After providing a helpful summary of the case background and the Court’s main findings, Professor Ibáñez Colomo argues that the judgment achieves an “optimal balance” that “minimise[s] the risk of Type I (over-enforcement) and Type II (under-enforcement) errors”. In his analysis, the judgment achieves this in two main ways. First, it defines the notion of potential competition relatively expansively (‘real and concrete’ possibility of market entry, as opposed to likelihood, is enough in this regard). In Professor Ibáñez Colomo’s opinion, this reduces the risk of Type II errors. Second, the judgment makes clear that reverse payment patent settlements are not necessarily restrictive of competition ‘by object’. The assessment will always be case-specific, and in certain circumstances reverse payment settlements may even fall outside the scope of Article 101(1) TFEU altogether. As such, reverse payment settlements are not to be equated with cartels; according to Professor Ibáñez Colomo, this approach reduces the risk of Type I errors.

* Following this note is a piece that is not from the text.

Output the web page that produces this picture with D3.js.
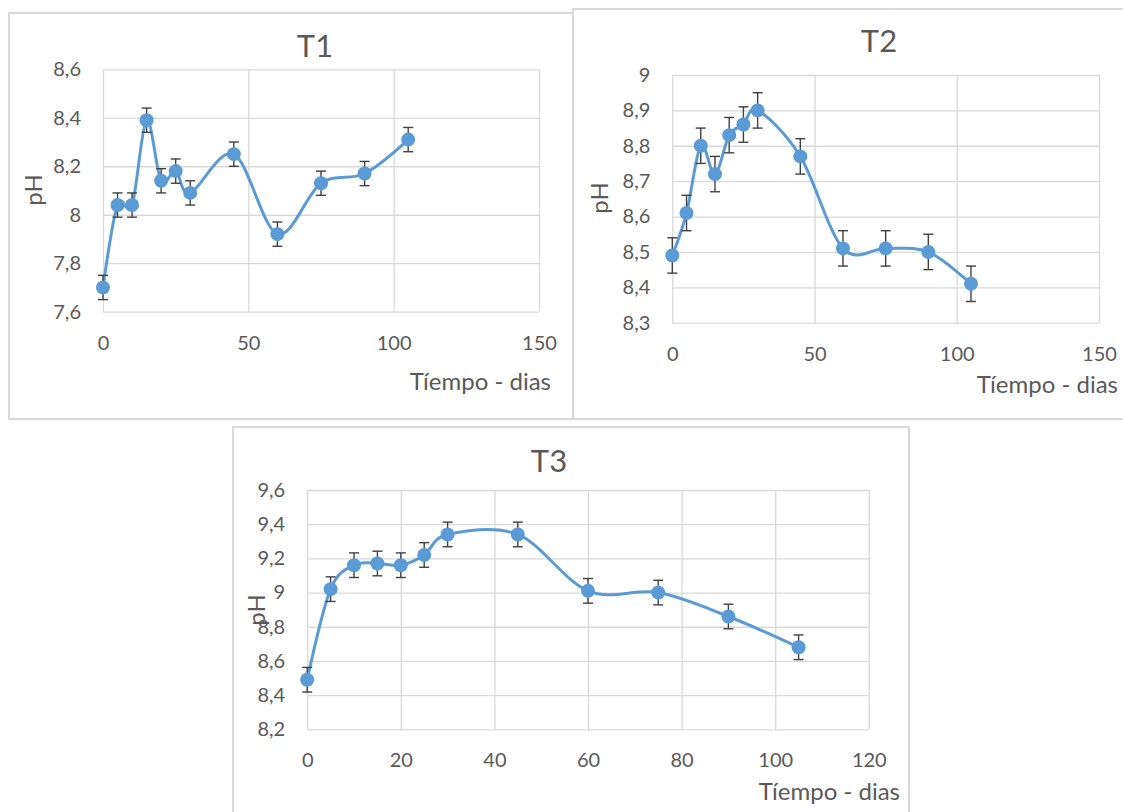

The author also suggests that the judgment “confirms the relationship between EU competition law (and indeed EU law at large) and intellectual property”. Specifically, it is, in his view, consistent with “a long-standing line of case law according to which the application of Articles 101 and 102 TFEU does not question the existence of national intellectual property titles, but only their exercise” (emphasis added). At the same time, the judgment indicates that IP rights are not necessarily insurmountable barriers to entry. As Ibáñez Colomo explains, the Court’s reasoning suggests that the impact of IP rights on firms’ ability to enter the market depends on various factors, including the nature of the right and the features of the industry. Future case law may provide clarity on the question of whether, and if so in what circumstances IP rights can prevent market entry altogether.
In Ibáñez Colomo’s view, the judgment also makes a significant contribution by clarifying the meaning of several key concepts in EU competition law, including restriction of competition ‘by object’. In particular, the judgment confirms – together with Budapest Bank (which we commented on here) – that the evaluation of the object of an agreement is a case- and context-specific inquiry. Perhaps more helpfully still, the judgment illustrates in a concrete way how such an inquiry should be conducted.
As the article recognises, the Generics judgment will not be the final word on the approach of EU competition law to reverse-payment patent settlements. Further development of the principles established in Generics may be expected from the forthcoming Court of Justice rulings in Lundbeck and Servier. Those two cases may also give the EU’s highest court a chance to shed light on issues that were left open following the Generics judgment. In the meantime, Professor Ibáñez Colomo’s article provides an insightful analysis of the approach taken by the Court of Justice in Generics. That’s not to say, however, that everyone will agree with his conclusion that the Court got the balance just right.